Software intelligence company Dynatrace has announced the release of a new, in-depth State of SRE report, based on an independent survey of 450 site reliability engineers (SREs). The report highlights that SREs are taking on a more strategic role, as organizations have a growing need to ensure teams have the answers and intelligent automation needed to accelerate digital transformation. The growth of new technologies used in cloud-native development, however, has created an explosion of complexity that is hindering these efforts.
The research reveals:
• 88% of SREs say there is now more understanding of the strategic importance of their role than there was three years ago.

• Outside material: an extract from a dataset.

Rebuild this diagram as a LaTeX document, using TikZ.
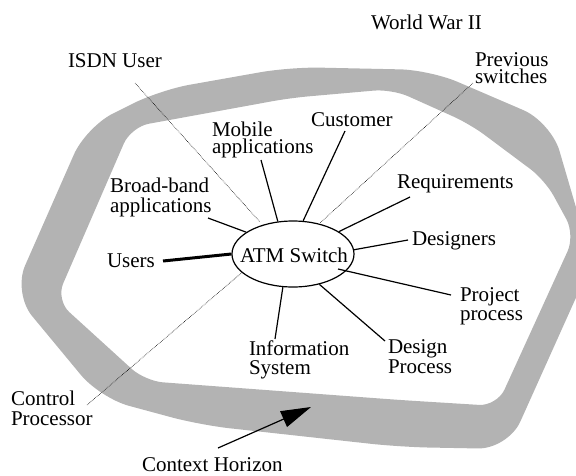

• SREs currently dedicate the largest amount of their time to reducing MTTR (mean time to recovery) (67%), building and maintaining automation code (60%), and ensuring security vulnerabilities are detected and eliminated quickly (58%).
• 68% of SREs expect their role in security to become more central in the future, as organizations continue using third-party libraries, such as Log4j, for cloud-native application development.
• 99% of SREs encounter challenges when defining and creating SLOs to evaluate service levels for applications and infrastructure. The most common challenges include:
o Too many data sources (64%),
o Difficulty finding the most relevant metrics for a service (54%),
o The inability of monitoring tools to easily define and track SLO performance (36%).
• 68% of SREs say siloed teams and multiple tools make it difficult to align on a single version of ‘the truth’ about service levels.
“Reliability, experience, and security have become critical success factors in a world where every second of downtime leads to lost revenue, declining share prices, and lasting reputational damage,” said Bernd Greifeneder, Founder and Chief Technology Officer at Dynatrace. “This makes SRE central to driving faster digital transformation. Most organizations, however, remain relatively immature in their adoption of SRE practices. At a time when demand far outstrips the supply of skilled engineers, organizations should be doing everything in their power to amplify the efforts of these teams. Despite this, manual steps and unnecessary effort are a major distraction for SREs, which holds organizations back. SREs must define a ‘golden path,’ a set of steps development teams can take to navigate the complexity of cloud-native delivery, to overcome these barriers and fully unleash digital innovation.”
Additional findings from the report include:
• 85% of organizations say their ability to scale SRE practices will be dependent on automation and AI capabilities.
• 71% of organizations are increasing the use of automation across every part of the lifecycle to reduce toil for developers and SREs.
• Organizations are primarily using automation in SRE to resolve security vulnerabilities (61%), and application failures (57%), increase the speed of delivery (56%), and predict SLO violations before they occur (55%).
• SREs say AIOps will enable teams to automate more processes critical to ensuring service levels are continually met (64%), prioritize problems that have the biggest impact on user satisfaction (63%), and prioritize security vulnerabilities to minimize downtime (62%).
• By 2025, 85% of SREs want to standardize on the same observability platform from Dev to Ops and security.
“SREs need a single, unified platform that enables reliability, security, and automation by default,” continued Greifeneder. “Self-service observability and monitoring-as-code capabilities are key, allowing development teams to build feedback loops into their applications in just a few clicks. Through this, SREs will lead the charge in going beyond basic automation to smart orchestration of customer experience and business outcomes. That will empower organizations to drive digital transformation faster than ever, through self-healing cloud applications that quickly scale with business needs. As a result, SREs can be free to focus on the things that are core to their role, enabling them to create greater value by driving best practices for reliability, resiliency, security, and performance, to ultimately deliver better business outcomes.”
This report is based on a global survey of 450 SREs from large organizations with more than 1,000 employees, including 150 in the U.S., 150 across EMEA, and 150 in Asia-Pacific.